By Joan Murray

MIAMI (CBSMiami) – Every year millions of people, many of them children, are forced to work as sex slaves.

Florida has the third-highest rate of calls regarding human trafficking and it only gets worse when big events like the Super Bowl land here.

Law enforcement at the local, state and federal levels are on high alert with thousands of tourists flocking to our area. They are scouring the internet and watching the airports for signs of trafficking.

“This is a $150-billion industry worldwide,” said Miami Police Chief Jorge Colina.

The city’s police force is a key player in stamping out human trafficking.

Private investigator and anti-human trafficking crusader John Rode spends his days exposing prostitution going on at South Florida hotels, office buildings, and massage parlors. He believes at least half of the women are victims of human trafficking. Lured by the promise of a better life, the girls are often forced into selling themselves at the hands of the traffickers.

“If we can rescue one victim, it’s all worthwhile,” said Rode.

The Miami-Dade State Attorney’s Office said since they established their Human Trafficking Task Force in 2012, they’ve prosecuted 625 cases and have interacted with about 758 victims.
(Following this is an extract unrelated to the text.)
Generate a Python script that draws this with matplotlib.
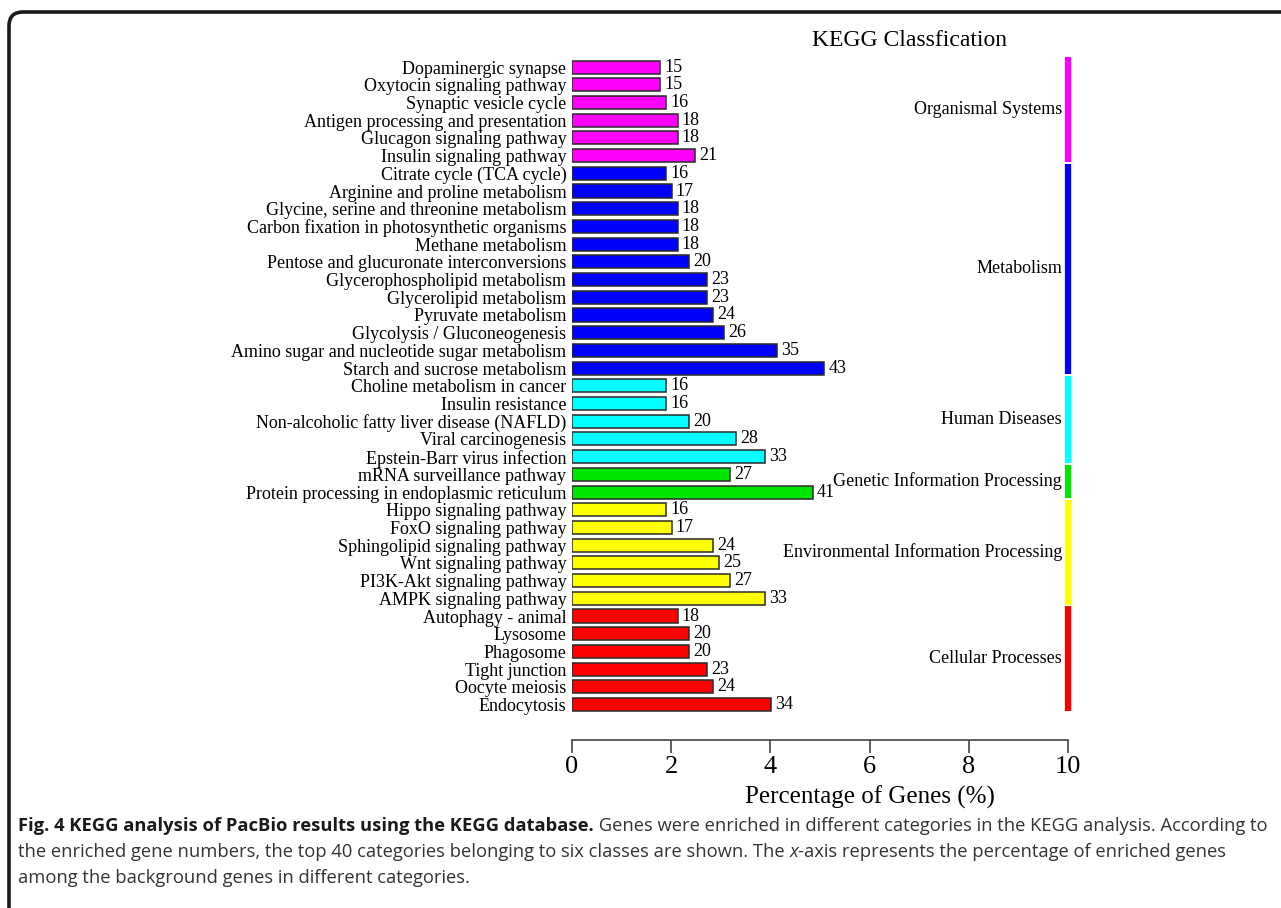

Broward County which uses a more narrow calculation said they’ve prosecuted at least 149 cases since 2012.

Jumorrow Johnson is the sex trafficking coordinator for the Broward State Attorney’s Office. While the face of the trafficker is hard to pin down, she said the profile of the girls living in the shadows of sex slavery has evolved.

“Foster care and runaways are hard to control,” said said.

Girls who come from stable homes sometimes find themselves working for sex traffickers through unforeseen circumstances.

CBS4 spoke to Lina Thompson who spent ten years being trafficked in Europe. She now lives in South Florida.

“I was in such shock in the beginning,” she said.

Lina Thompson (CBS4)

Thompson said she would be trafficked up to thirty times a day over the years, earning hundreds of thousands of dollars for the traffickers.

“The whole humiliation and what you go through, you are in jail,” she said.

Thompson escaped the life with the help of one of her Dutch clients. She said her trafficker was arrested and is serving prison time.

Thompson started, a website to help girls being trafficked.

She’s also placing barcodes in different languages so girls who are being trafficked can learn where to get help.

“We have them in 21 states and throughout the world,” she said.

They are at airports, in Uber cars, and at truck stops.

The hospitality industry is also doing its part by training staff to recognize signs of human trafficking at hotels, motels, and restaurants.